## [Exercise objective]
Give an exact transcription of every line, dropping the images.

## [Dataset excerpt]
========

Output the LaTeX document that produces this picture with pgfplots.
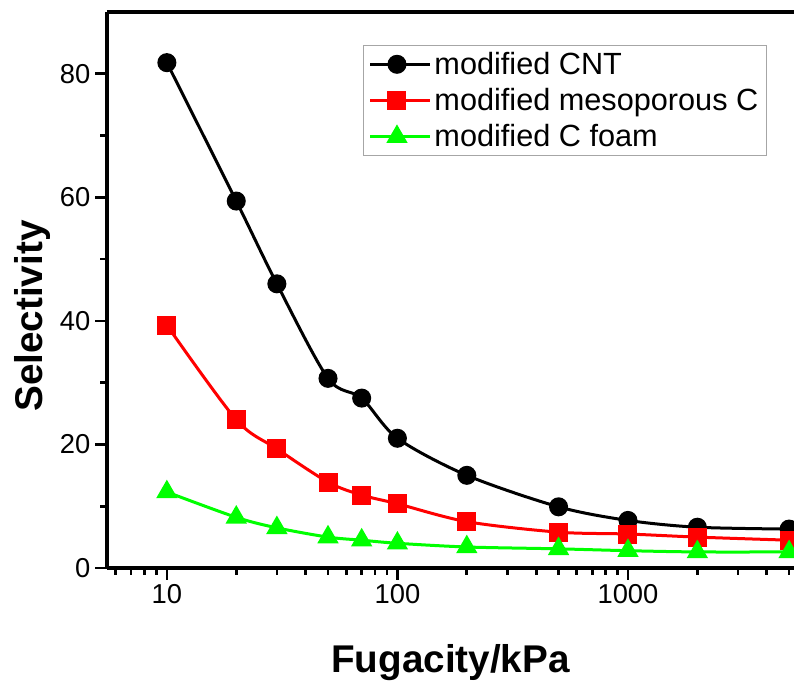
\documentclass[border=0pt]{standalone}
\usepackage{pgfplots}
\pgfplotsset{compat=1.18}
\usepackage{fontspec}
\setmainfont{Liberation Sans}
\usetikzlibrary{calc}
\definecolor{cred}{RGB}{255,0,0}
\definecolor{cgreen}{RGB}{0,255,0}
\begin{document}
\begin{tikzpicture}
\begin{axis}[name=ax, scale only axis, width=515.25pt, height=417pt,
  xmode=log, xmin=5.5, xmax=5250, ymin=0, ymax=90,
  axis x line*=box, axis y line*=left,
  axis line style={line width=3pt},
  xtick={10,100,1000}, xticklabels={10,100,1000},
  minor xtick={6,7,8,9,20,30,40,50,60,70,80,90,200,300,400,500,600,700,800,900,2000,3000,4000,5000},
  ytick={0,20,40,60,80}, minor ytick={10,30,50,70},
  xtick pos=left, ytick pos=left,
  tick align=outside,
  major tick length=9pt, minor tick length=5pt,
  every tick/.style={black, line width=2pt},
  /pgf/number format/assume math mode=true,
  ticklabel style={font=\fontsize{20.5}{24}\selectfont},
  xlabel={Fugacity/kPa}, ylabel={Selectivity},
  label style={font=\fontsize{29}{34}\selectfont\bfseries},
  xlabel style={at={(axis description cs:0.5,-0.1888)}, anchor=base},
  ylabel style={at={(axis description cs:-0.0946,0.453)}, anchor=base},
  legend style={at={(axis description cs:0.3726,0.9406)}, anchor=north west,
    draw=black!35, line width=0.75pt, font=\fontsize{23}{27}\selectfont,
    inner xsep=4pt, inner ysep=3pt, row sep=5pt},
  legend cell align=left,
  legend image code/.code={\draw[mark repeat=2, mark phase=2, #1] plot coordinates {(0pt,0pt) (20pt,0pt) (45pt,0pt)};},
]
\addplot[black, line width=2.25pt, smooth, mark=*, mark size=6pt, mark options={solid, fill=black}]
  coordinates {(10,81.8) (20,59.4) (30,46.0) (50,30.7) (70,27.5) (100,21.0) (200,15.0) (500,9.9) (1000,7.7) (2000,6.6) (5000,6.3)};
\addlegendentry{modified CNT}
\addplot[cred, line width=2.25pt, smooth, mark=square*, mark size=6pt, mark options={solid, fill=cred}]
  coordinates {(10,39.3) (20,24.0) (30,19.3) (50,13.9) (70,11.8) (100,10.4) (200,7.5) (500,5.8) (1000,5.5) (2000,5.0) (5000,4.5)};
\addlegendentry{modified mesoporous C}
\addplot[cgreen, line width=2.25pt, smooth, mark=triangle*, mark size=7pt, mark options={solid, fill=cgreen}]
  coordinates {(10,12.3) (20,8.2) (30,6.5) (50,5.0) (70,4.5) (100,4.0) (200,3.4) (500,3.1) (1000,2.8) (2000,2.6) (5000,2.6)};
\addlegendentry{modified C foam}
\end{axis}
\pgfresetboundingbox
\path ($(ax.south west)+(-80.25pt,-87.75pt)$) rectangle ($(ax.north east)+(0pt,9pt)$);
\end{tikzpicture}
\end{document}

========

## [Result for this task]
Output the LaTeX document that produces this picture with pgfplots.
\documentclass[border=0pt]{standalone}
\usepackage{pgfplots}
\pgfplotsset{compat=1.18}
\usepackage{fontspec}
\setmainfont{Liberation Sans}
\usetikzlibrary{calc}
\definecolor{cred}{RGB}{255,0,0}
\definecolor{cgreen}{RGB}{0,255,0}
\begin{document}
\begin{tikzpicture}
\begin{axis}[name=ax, scale only axis, width=515.25pt, height=417pt,
  xmode=log, xmin=5.5, xmax=5250, ymin=0, ymax=90,
  axis x line*=box, axis y line*=left,
  axis line style={line width=3pt},
  xtick={10,100,1000}, xticklabels={10,100,1000},
  minor xtick={6,7,8,9,20,30,40,50,60,70,80,90,200,300,400,500,600,700,800,900,2000,3000,4000,5000},
  ytick={0,20,40,60,80}, minor ytick={10,30,50,70},
  xtick pos=left, ytick pos=left,
  tick align=outside,
  major tick length=9pt, minor tick length=5pt,
  every tick/.style={black, line width=2pt},
  /pgf/number format/assume math mode=true,
  ticklabel style={font=\fontsize{20.5}{24}\selectfont},
  xlabel={Fugacity/kPa}, ylabel={Selectivity},
  label style={font=\fontsize{29}{34}\selectfont\bfseries},
  xlabel style={at={(axis description cs:0.5,-0.1888)}, anchor=base},
  ylabel style={at={(axis description cs:-0.0946,0.453)}, anchor=base},
  legend style={at={(axis description cs:0.3726,0.9406)}, anchor=north west,
    draw=black!35, line width=0.75pt, font=\fontsize{23}{27}\selectfont,
    inner xsep=4pt, inner ysep=3pt, row sep=5pt},
  legend cell align=left,
  legend image code/.code={\draw[mark repeat=2, mark phase=2, #1] plot coordinates {(0pt,0pt) (20pt,0pt) (45pt,0pt)};},
]
\addplot[black, line width=2.25pt, smooth, mark=*, mark size=6pt, mark options={solid, fill=black}]
  coordinates {(10,81.8) (20,59.4) (30,46.0) (50,30.7) (70,27.5) (100,21.0) (200,15.0) (500,9.9) (1000,7.7) (2000,6.6) (5000,6.3)};
\addlegendentry{modified CNT}
\addplot[cred, line width=2.25pt, smooth, mark=square*, mark size=6pt, mark options={solid, fill=cred}]
  coordinates {(10,39.3) (20,24.0) (30,19.3) (50,13.9) (70,11.8) (100,10.4) (200,7.5) (500,5.8) (1000,5.5) (2000,5.0) (5000,4.5)};
\addlegendentry{modified mesoporous C}
\addplot[cgreen, line width=2.25pt, smooth, mark=triangle*, mark size=7pt, mark options={solid, fill=cgreen}]
  coordinates {(10,12.3) (20,8.2) (30,6.5) (50,5.0) (70,4.5) (100,4.0) (200,3.4) (500,3.1) (1000,2.8) (2000,2.6) (5000,2.6)};
\addlegendentry{modified C foam}
\end{axis}
\pgfresetboundingbox
\path ($(ax.south west)+(-80.25pt,-87.75pt)$) rectangle ($(ax.north east)+(0pt,9pt)$);
\end{tikzpicture}
\end{document}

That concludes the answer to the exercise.